Closeup: Cara Dailey, Executive Vice President and Chief Data Officer, LPL Financial
“Data is like untapped oil, just ready to be turned into fuel.”
As a life-long tech professional, Cara has had ample opportunity to prepare for her current C-Suite position as Chief Data Officer for LPL Financial, the largest independent brokerdealer in the United States. “All my roles have had an underlying theme of problem solving, technology and data.” She views data as a valuable strategic asset to the internal LPL team, to customers and to stakeholders, and is passionate about ensuring the organization and its individuals make full use of its potential:
“Data is like untapped oil, just ready to be turned into fuel. If you have all the information about your customers at your fingertips, you are able to make faster/better decisions and increase productivity and reduce risk.”

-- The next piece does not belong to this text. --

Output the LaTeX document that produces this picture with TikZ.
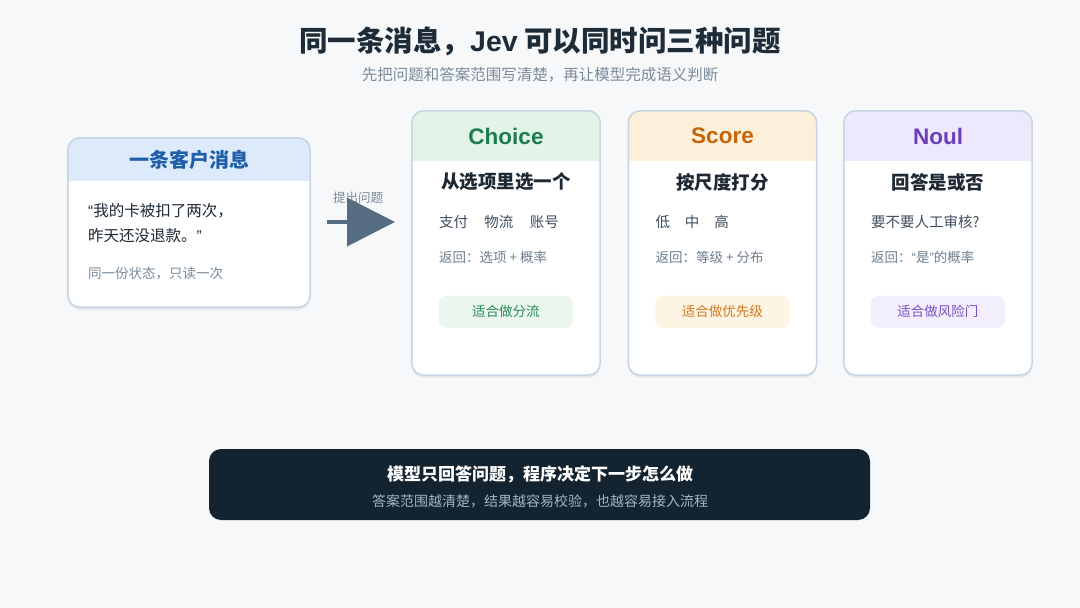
\documentclass[tikz,border=0pt]{standalone}
\usepackage{fontspec}
\setmainfont{Noto Sans CJK SC}
\newfontfamily\hdfont{Liberation Sans}
\usetikzlibrary{arrows.meta,shadows,calc}
\definecolor{bgc}{HTML}{F6F8FA}
\definecolor{titlec}{HTML}{1E2B38}
\definecolor{subc}{HTML}{7B8B9A}
\definecolor{borderc}{HTML}{C5D4E0}
\definecolor{bluefill}{HTML}{DCEAFB}
\definecolor{bluetext}{HTML}{1F5FAA}
\definecolor{greenfill}{HTML}{E2F4E8}
\definecolor{greentext}{HTML}{1E7B4B}
\definecolor{greentag}{HTML}{EAF6EE}
\definecolor{greentagt}{HTML}{2E8A58}
\definecolor{orangefill}{HTML}{FDF0DA}
\definecolor{orangetext}{HTML}{C4650A}
\definecolor{orangetag}{HTML}{FEF4E4}
\definecolor{orangetagt}{HTML}{CE7A22}
\definecolor{purplefill}{HTML}{EEE8FD}
\definecolor{purpletext}{HTML}{6B3FB8}
\definecolor{purpletag}{HTML}{F3EEFD}
\definecolor{purpletagt}{HTML}{7A52C0}
\definecolor{darktext}{HTML}{1E2933}
\definecolor{opttext}{HTML}{3E4E5E}
\definecolor{rettext}{HTML}{6E7E8E}
\definecolor{darkbox}{HTML}{13232F}
\definecolor{darksub}{HTML}{A5B4C1}
\definecolor{arrowc}{HTML}{566C80}
\newcommand{\fsz}[1]{\fontsize{#1}{#1}\selectfont}
\newcommand{\myopenq}{{\hdfont “}}
\newcommand{\mycloseq}{{\hdfont ”}}
\begin{document}
\begin{tikzpicture}[x=1pt,y=-1pt,
  cardbox/.style={rectangle,rounded corners=12pt,fill=white,inner sep=0pt,
    drop shadow={shadow xshift=0pt,shadow yshift=-3pt,opacity=0.06,fill=black}},
  cardborder/.style={draw=borderc,line width=1.5pt,rounded corners=12pt},
  hdtext/.style={font=\hdfont\bfseries\fsz{22.5},inner sep=0pt},
  leadtext/.style={font=\bfseries\fsz{18.5},text=darktext,inner sep=0pt},
  opttxt/.style={font=\fsz{14.5},text=opttext,inner sep=0pt,anchor=west},
  rettxt/.style={font=\fsz{13.5},text=rettext,inner sep=0pt,anchor=west},
  tagbox/.style={rectangle,rounded corners=8pt,minimum width=134pt,minimum height=32pt,inner sep=0pt,font=\fsz{13.5}},
]
\useasboundingbox[fill=bgc] (0,0) rectangle (1080,608);

% title
\node[font=\bfseries\fsz{28.5},text=titlec,inner sep=0pt] (title) at (540,41) {同一条消息，{\hdfont Jev} 可以同时问三种问题};
\node[font=\fsz{15.5},text=subc,inner sep=0pt] (subtitle) at (540,75) {先把问题和答案范围写清楚，再让模型完成语义判断};

% left card
\node[cardbox,minimum width=242pt,minimum height=169pt] (msg) at (189,222.5) {};
\begin{scope}
  \clip[rounded corners=12pt] (msg.south west) rectangle (msg.north east);
  \fill[bluefill] (msg.north west) rectangle ($(msg.north east)+(0,43)$);
\end{scope}
\draw[cardborder] (msg.south west) rectangle (msg.north east);
\node[font=\bfseries\fsz{20},text=bluetext,inner sep=0pt] (msgtitle) at (189,160) {一条客户消息};
\node[font=\fsz{15.5},text=darktext,inner sep=0pt,anchor=west] (msgl1) at (88,211) {\myopenq 我的卡被扣了两次，};
\node[font=\fsz{15.5},text=darktext,inner sep=0pt,anchor=west] (msgl2) at (88,236) {昨天还没退款。\mycloseq};
\node[font=\fsz{13.5},text=subc,inner sep=0pt,anchor=west] (msgl3) at (88,274) {同一份状态，只读一次};

% arrow
\coordinate (arrA) at (327,222);
\coordinate (arrB) at (395,222);
\node[font=\fsz{12.5},text=subc,inner sep=0pt] (arrlabel) at (358,198) {提出问题};
\draw[arrowc,line width=4pt,-{Triangle[length=48pt,width=48pt]}] (arrA) -- (arrB);

% three cards
\foreach \name/\cx/\hfill/\htext/\head/\lead/\opts/\ret/\tfill/\ttext/\tag in {
  choice/506/greenfill/greentext/Choice/从选项里选一个/{支付\hspace{16.5pt}物流\hspace{16.5pt}账号}/{返回：选项 + 概率}/greentag/greentagt/适合做分流,
  score/722.5/orangefill/orangetext/Score/按尺度打分/{低\hspace{15pt}中\hspace{15pt}高}/{返回：等级 + 分布}/orangetag/orangetagt/适合做优先级,
  noul/938/purplefill/purpletext/Noul/回答是或否/{要不要人工审核?}/{返回：\myopenq 是\mycloseq 的概率}/purpletag/purpletagt/适合做风险门}{
  \node[cardbox,minimum width=188pt,minimum height=264pt] (\name) at (\cx,243) {};
  \begin{scope}
    \clip[rounded corners=12pt] (\name.south west) rectangle (\name.north east);
    \fill[\hfill] (\name.north west) rectangle ($(\name.north east)+(0,50)$);
  \end{scope}
  \draw[cardborder] (\name.south west) rectangle (\name.north east);
  \node[hdtext,text=\htext] (\name-head) at (\cx,136) {\head};
  \node[leadtext] (\name-lead) at (\cx,182) {\lead};
  \node[opttxt] (\name-opts) at ($(\name.north west)+(27,111)$) {\opts};
  \node[rettxt] (\name-ret) at ($(\name.north west)+(27,147)$) {\ret};
  \node[tagbox,fill=\tfill,text=\ttext] (\name-tag) at ($(\name.north west)+(94,201)$) {\tag};
}

% bottom box
\node[rectangle,rounded corners=12pt,fill=darkbox,minimum width=661pt,minimum height=71pt,inner sep=0pt] (bottom) at (539.5,484.5) {};
\node[font=\bfseries\fsz{17},text=white,inner sep=0pt] (bottomt) at (540,474) {模型只回答问题，程序决定下一步怎么做};
\node[font=\fsz{14},text=darksub,inner sep=0pt] (bottoms) at (540,501) {答案范围越清楚，结果越容易校验，也越容易接入流程};
\end{tikzpicture}
\end{document}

An Evolving Role With Challenges and Misconceptions
Cara points out that the role of Chief Data Officer has evolved significantly in the last few years. “My role is to demonstrate that using data and insights can improve business processes. My team helps the organization access these capabilities and in turn helps drive better business results.”
When she held the Chief Data Officer role with a previous organization, it was largely defined by dealing with regulatory issues and managing data in “a very controlled environment.” Now her position has become “more outcome-driven, working towards solving business problems.” She and her team deliver data internally and externally to fuel growth objectives and bring advanced analytics capabilities to both clients and employees.
Additionally, data management has been dramatically impacted by changes in the technology landscape. Currently, “there are so many innovative tools, applications and capabilities that can solve a myriad of data problems.”
One of the biggest challenges in her role as CDO is getting buy in organization-wide for needed culture shifts so the benefits of data can be fully unleashed. She emphasizes that both leadership and financial advisers in her firm need to see data management as a “strategic asset vs. an afterthought.” Without a clear understanding of the value of data, it is difficult to get acknowledgement that “everyone has a role to play in data hygiene.”
Throughout her career, Cara has learned from her numerous experiences and offers some important observations:
- She sees herself as the leader she is because in earlier roles she “felt the pain of clients firsthand when systems and data didn’t work as expected.”
- As a mother, who has had to move cross-country twice to take on added responsibilities, she views the transition to new schools and new communities as a challenge, not a barrier
- Cara has used mentors to help in making major career decisions. She’s found surrounding herself with “diverse perspectives incredibly valuable.”
- She has pivoted her leadership style as needed and believes a major part of her role as a C-Suite tech leader is to “empower team members and remove roadblocks.”
Career-Advancing Advice for Women in Tech
In thinking about what she might tell her younger self, Cara offers valuable advice to women starting out in their tech careers: “Keep your sights on the bigger picture. Think strategically and act tactically.” Additionally, she encourages aspiring women tech leaders to gain experience in organizations of all sizes. The variety of experience will help both “hone general leadership skills” and allow for “going deep into subject matter expertise,” a balance which is critical in a C-Suite tech role.
She encourages career-minded tech women at all levels to join networks that “create a community focused on promoting more women in leadership roles.”
Previous to LPL, Cara served as Chief Data Officer at Silicon Valley Bank, where she was responsible for their enterprise data strategy and played a critical role in the firm’s transformation efforts. Prior to that, she was head of Nike’s enterprise data management organization and held high-level positions at Bank of the West, GE Capital, and Oracle, giving her a broad range of experience in strategy, transformation, data capabilities and the business outcomes they can drive on modern toolsets.